My problem is with its premise. That premise is that Python 2.7 people need to be somehow educated. To be shown some kind of light. It's the same premise that the project leaders have been going on about for 7 years. "Can't you see how much better this is?". Worse: "are you 2.7 people stupid, or what?".

It hasn't worked.

Why hasn't it worked? Not because 2.x people are slow or uninformed. They're very well informed. They assess the merits and downsides. They've had 7 years!

The reason is a combination of inertia, but also, many people actually think that in many ways, 3.x is a regression. If you don't need Unicode, Unicode is a huge pain in the xxxx. I was just having to mess with "b"s everywhere today on strings over msgpack to a non-pythonic endpoint. Lazy ranges (can also be) a huge pain in the bt. So I must move to 3.5. For what? Type annotations? Asyncio?
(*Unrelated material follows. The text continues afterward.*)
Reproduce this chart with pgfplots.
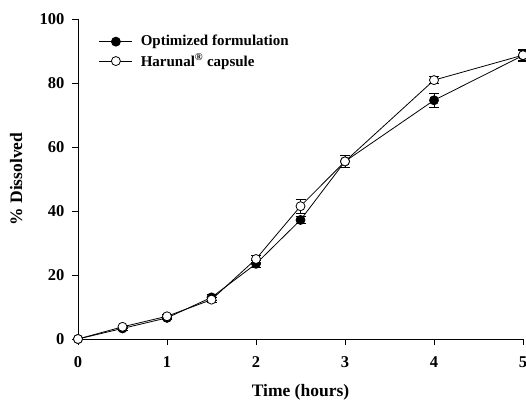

I've been using (the highly impressive) Tornado for 3 years on 2.7.

Now google brings out the brand new TensorFlow. On 2.7. "But porting to 3 is their #1 priority" I'm told. Okay cool. You wait. I won't.

So the advances of 3 meet the regressions of 3. Even if you believe the net is positive in 3's favour, that net is not nearly enough to persuade people with actual lives outside of computer science, to port years of code, and more importantly, to port their brains to work with the new dispensation. Python is a language for people who want to get things done. 2.7 gets things done. Zero problems. For many people, that's the killer feature.